> Aim of the exercise
Copy out each line below that has the word "matplotlib" in it.

>> begin Data

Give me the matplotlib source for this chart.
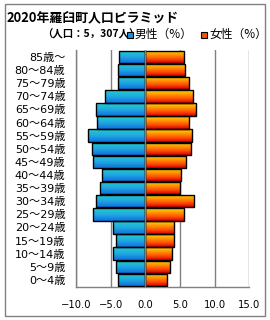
import numpy as np
import matplotlib
matplotlib.use("Agg")
import matplotlib.pyplot as plt
from matplotlib.patches import Rectangle
from matplotlib.colors import LinearSegmentedColormap

plt.rcParams['font.family'] = ['Noto Sans CJK JP', 'DejaVu Sans']

# data (bottom to top)
age_labels = ["0～4歳", "5～9歳", "10～14歳", "15～19歳", "20～24歳", "25～29歳",
              "30～34歳", "35～39歳", "40～44歳", "45～49歳", "50～54歳", "55～59歳",
              "60～64歳", "65～69歳", "70～74歳", "75～79歳", "80～84歳", "85歳～"]
male = [-3.9, -4.2, -4.7, -4.2, -4.7, -7.5, -7.15, -6.5, -6.3, -7.6, -7.7, -8.2,
        -6.9, -7.15, -5.75, -4.0, -4.0, -3.75]
female = [3.15, 3.6, 3.9, 4.2, 4.2, 5.6, 7.05, 5.05, 5.2, 5.9, 6.6, 6.75,
          6.35, 7.35, 6.9, 6.35, 5.75, 5.6]
xticks = [-10, -5, 0, 5, 10, 15]
title = "2020年羅臼町人口ピラミッド"
subtitle = "（人口：5，307人）"
legend_labels = ["男性（%）", "女性（%）"]

W, H = 270, 320
fig = plt.figure(figsize=(W / 100, H / 100), dpi=100)

# outer frame
fig.patches.append(Rectangle((5 / W, 1 - 316 / H), 260 / W, 312 / H, transform=fig.transFigure,
                             fill=False, edgecolor='#808080', linewidth=1.0))

ax = fig.add_axes([76 / W, 1 - 286.5 / H, (249.3 - 76) / W, (286.5 - 50.4) / H])
y = np.arange(len(age_labels))

male_cmap = LinearSegmentedColormap.from_list('m', ['#1070e0', '#20a8e0', '#20d0d0'])
fem_cmap = LinearSegmentedColormap.from_list('f', ['#d80000', '#ff5000', '#ff9800', '#ffd800'])
grad = np.linspace(0, 1, 64).reshape(-1, 1)

bh = 0.95
for vals, cmap in ((male, male_cmap), (female, fem_cmap)):
    bars = ax.barh(y, vals, height=bh, color='none', edgecolor='black', linewidth=1.0, zorder=3)
    for b in bars:
        x0, yb = b.get_x(), b.get_y()
        w, hgt = b.get_width(), b.get_height()
        im = ax.imshow(grad, cmap=cmap, origin='lower', aspect='auto',
                       extent=(min(x0, x0 + w), max(x0, x0 + w), yb, yb + hgt), zorder=2)
        im.set_clip_path(b)

ax.set_xlim(-10, 15)
ax.set_ylim(-0.5, len(age_labels) - 0.5)
ax.set_xticks(xticks)
ax.set_xticklabels([f"{v:.1f}".replace('-', '−') for v in xticks], fontsize=7.2,
                   family=['DejaVu Sans', 'Noto Sans CJK JP'])
ax.set_yticks(y)
ax.set_yticklabels(age_labels, fontsize=8, family=['DejaVu Sans', 'Noto Sans CJK JP'])
ax.tick_params(axis='y', length=0, pad=7.7)
ax.tick_params(axis='x', length=0, pad=9.5)
ax.grid(axis='x', color='#808080', linewidth=1.0, zorder=1)
ax.axvline(0, color='#808080', linewidth=1.0, zorder=4)
ax.set_axisbelow(True)
for s in ['top', 'right']:
    ax.spines[s].set_visible(False)
for s in ['left', 'bottom']:
    ax.spines[s].set_color('#808080')
    ax.spines[s].set_linewidth(1.0)

# titles
fig.text(7 / W, 1 - 17.5 / H, title, fontsize=9.3, fontweight='bold', va='center', ha='left')
fig.text(42 / W, 1 - 34.5 / H, subtitle, fontsize=7.5, fontweight='bold', va='center', ha='left')

# legend
for xpos, lab, col in ((130, legend_labels[0], '#1890e0'), (204, legend_labels[1], '#ff5000')):
    fig.patches.append(Rectangle(((xpos - 3) / W, 1 - 38 / H), 6 / W, 6 / H, transform=fig.transFigure,
                                 facecolor=col, edgecolor='black', linewidth=0.8, zorder=5))
    fig.text((xpos + 5) / W, 1 - 34.5 / H, lab, fontsize=8.5, va='center', ha='left')

fig.savefig('out.png', dpi=100)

>> end Data

> Reply
Give me the matplotlib source for this chart.
import matplotlib
matplotlib.use("Agg")
import matplotlib.pyplot as plt
from matplotlib.patches import Rectangle
from matplotlib.colors import LinearSegmentedColormap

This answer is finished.